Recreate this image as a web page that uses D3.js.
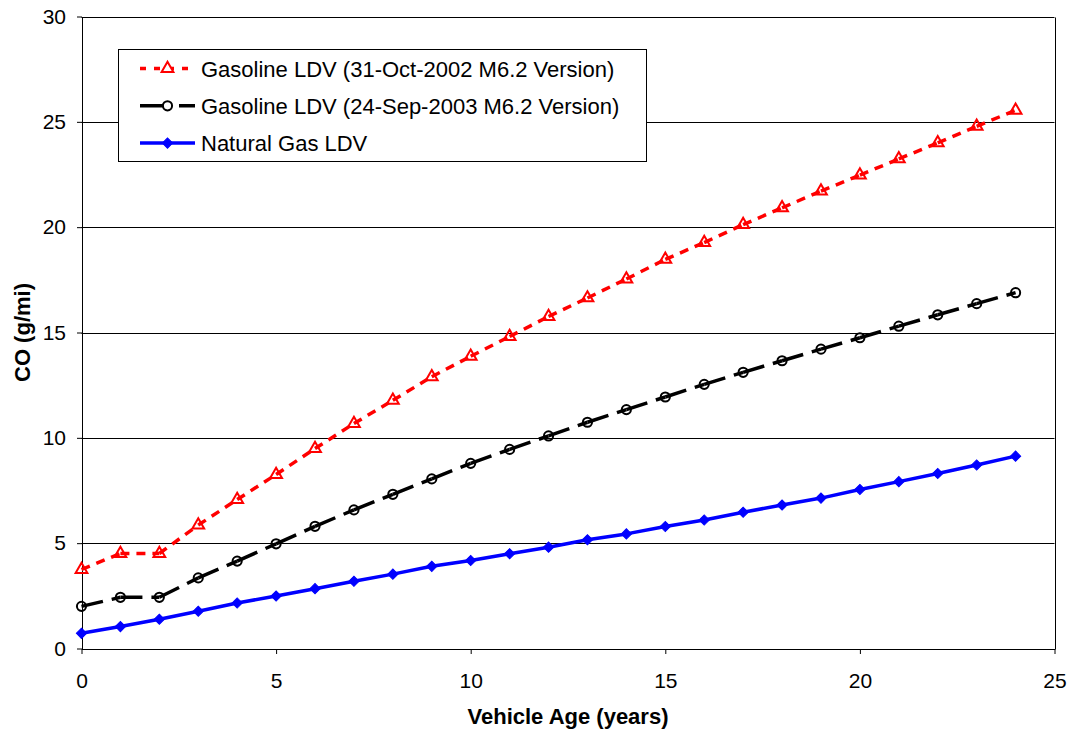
<!DOCTYPE html>
<html>
<head>
<meta charset="utf-8">
<script src="https://cdn.jsdelivr.net/npm/d3@7"></script>
<style>
body { margin: 0; background: #fff; }
svg { display: block; font-family: Arial, "Liberation Sans", sans-serif; }
</style>
</head>
<body>
<svg width="1069" height="729"></svg>
<script>
// vehicle age, years
const years = [0, 1, 2, 3, 4, 5, 6, 7, 8, 9, 10, 11, 12, 13, 14, 15, 16, 17, 18, 19, 20, 21, 22, 23, 24]

// CO g/mi
const gasoline2002 = [3.75, 4.51, 4.51, 5.86, 7.07, 8.26, 9.49, 10.68, 11.78, 12.9, 13.87, 14.81, 15.76, 16.64, 17.54, 18.47, 19.27, 20.12, 20.92, 21.71, 22.47, 23.24, 24.0, 24.79, 25.55]
const gasoline2003 = [2.0, 2.43, 2.43, 3.35, 4.15, 4.97, 5.8, 6.58, 7.32, 8.05, 8.79, 9.45, 10.09, 10.74, 11.34, 11.94, 12.54, 13.11, 13.66, 14.21, 14.75, 15.3, 15.84, 16.37, 16.89]
const naturalGas = [0.72, 1.04, 1.39, 1.77, 2.16, 2.49, 2.84, 3.19, 3.53, 3.9, 4.18, 4.5, 4.81, 5.16, 5.44, 5.79, 6.1, 6.47, 6.81, 7.14, 7.55, 7.92, 8.31, 8.71, 9.13]

const seriesNames = ["Gasoline LDV (31-Oct-2002 M6.2 Version)", "Gasoline LDV (24-Sep-2003 M6.2 Version)", "Natural Gas LDV"]

const xTicks = [0, 5, 10, 15, 20, 25]
const yTicks = [0, 5, 10, 15, 20, 25, 30]

const plotLeft = 81.5
const plotRight = 1054.5
const plotTop = 16.5
const plotBottom = 648.5

const svg = d3.select("svg")

const xScale = d3.scaleLinear()
    .domain([0, 25])
    .range([plotLeft, plotRight])

const yScale = d3.scaleLinear()
    .domain([0, 30])
    .range([plotBottom, plotTop])

const crisp = v => Math.round(v) + 0.5

// gridlines
svg.append("g")
    .selectAll("line")
    .data(yTicks.slice(1))
    .join("line")
    .attr("x1", plotLeft)
    .attr("x2", plotRight)
    .attr("y1", d => crisp(yScale(d)))
    .attr("y2", d => crisp(yScale(d)))
    .attr("stroke", "#000")
    .attr("stroke-width", 1)

// right border of plot area
svg.append("line")
    .attr("x1", crisp(plotRight)).attr("x2", crisp(plotRight))
    .attr("y1", crisp(plotTop)).attr("y2", crisp(plotBottom))
    .attr("stroke", "#000")

// axes
const axisLeft = d3.axisLeft(yScale)
    .tickValues(yTicks)
    .tickSize(5)
    .tickSizeOuter(0)
    .tickPadding(11)

const axisBottom = d3.axisBottom(xScale)
    .tickValues(xTicks)
    .tickSize(5)
    .tickSizeOuter(0)
    .tickPadding(19)

const gy = svg.append("g")
    .attr("transform", `translate(${crisp(plotLeft) - 0.5}, 0)`)
    .call(axisLeft)

const gx = svg.append("g")
    .attr("transform", `translate(0, ${crisp(plotBottom) - 0.5})`)
    .call(axisBottom)

for (const g of [gx, gy]) {
    g.attr("font-family", null).attr("font-size", 21)
    g.selectAll("text").attr("fill", "#000")
    g.selectAll("line, path").attr("stroke", "#000")
}

// axis titles
svg.append("text")
    .attr("x", (plotLeft + plotRight) / 2)
    .attr("y", 724)
    .attr("text-anchor", "middle")
    .attr("font-size", 22)
    .attr("font-weight", "bold")
    .text("Vehicle Age (years)")

svg.append("text")
    .attr("transform", `translate(30, ${(plotTop + plotBottom) / 2}) rotate(-90)`)
    .attr("text-anchor", "middle")
    .attr("font-size", 22)
    .attr("font-weight", "bold")
    .text("CO (g/mi)")

// series
const series = [
    { name: seriesNames[0], values: gasoline2002, color: "#ff0000", dash: "9,7", legendDash: "6,8", symbol: d3.symbolTriangle, size: 60, fill: "none", rotate: 0 },
    { name: seriesNames[1], values: gasoline2003, color: "#000000", dash: "22,9", legendDash: "24,15", symbol: d3.symbolCircle, size: 66, fill: "none", rotate: 0 },
    { name: seriesNames[2], values: naturalGas, color: "#0000ff", dash: null, legendDash: null, symbol: d3.symbolSquare, size: 52, fill: "#0000ff", rotate: 45 }
]

series.forEach(s => {
    const pts = years.map((y, i) => [xScale(y), yScale(s.values[i])])
    const g = svg.append("g")

    // Excel restarts the dash on each segment
    g.selectAll("line")
        .data(d3.pairs(pts))
        .join("line")
        .attr("x1", d => d[0][0])
        .attr("y1", d => d[0][1])
        .attr("x2", d => d[1][0])
        .attr("y2", d => d[1][1])
        .attr("stroke", s.color)
        .attr("stroke-width", 3.5)
        .attr("stroke-dasharray", s.dash)

    g.selectAll("path")
        .data(pts)
        .join("path")
        .attr("d", d3.symbol(s.symbol, s.size))
        .attr("transform", d => `translate(${d[0]}, ${d[1]}) rotate(${s.rotate})`)
        .attr("fill", s.fill)
        .attr("stroke", s.color)
        .attr("stroke-width", s.fill === "none" ? 2 : 1)
})

// legend
const legend = svg.append("g")

legend.append("rect")
    .attr("x", 118.5)
    .attr("y", 49.5)
    .attr("width", 528)
    .attr("height", 112)
    .attr("fill", "#fff")
    .attr("stroke", "#000")

series.forEach((s, i) => {
    const cy = 68.5 + i * 37.3

    legend.append("line")
        .attr("x1", 140)
        .attr("x2", 195)
        .attr("y1", cy)
        .attr("y2", cy)
        .attr("stroke", s.color)
        .attr("stroke-width", 3.5)
        .attr("stroke-dasharray", s.legendDash)

    legend.append("path")
        .attr("d", d3.symbol(s.symbol, s.size))
        .attr("transform", `translate(167.5, ${cy}) rotate(${s.rotate})`)
        .attr("fill", s.fill === "none" ? "#fff" : s.fill)
        .attr("stroke", s.color)
        .attr("stroke-width", s.fill === "none" ? 2 : 1)

    legend.append("text")
        .attr("x", 201)
        .attr("y", cy + 8)
        .attr("font-size", 22)
        .text(s.name)
})
</script>
</body>
</html>
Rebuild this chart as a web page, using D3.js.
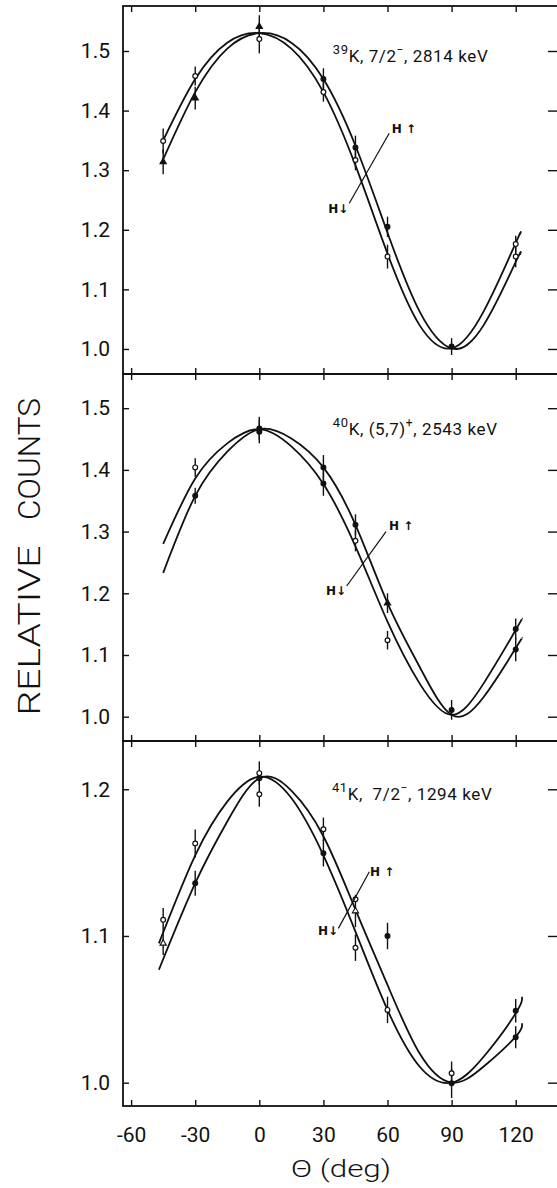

__WRITTEN INSTRUCTION__
Reproduce only the lines from the beginning of the data through the line that contains "22, 23, 24]", both included, and please drop the pictures.

__TASK RESPONSE__
Recreate this image as a web page that uses D3.js.
<!DOCTYPE html>
<html>
<head>
<meta charset="utf-8">
<script src="https://cdn.jsdelivr.net/npm/d3@7"></script>
<style>
body { margin: 0; background: #fff; }
svg { display: block; font-family: Arial, "Liberation Sans", sans-serif; }
</style>
</head>
<body>
<svg width="1069" height="729"></svg>
<script>
// vehicle age, years
const years = [0, 1, 2, 3, 4, 5, 6, 7, 8, 9, 10, 11, 12, 13, 14, 15, 16, 17, 18, 19, 20, 21, 22, 23, 24]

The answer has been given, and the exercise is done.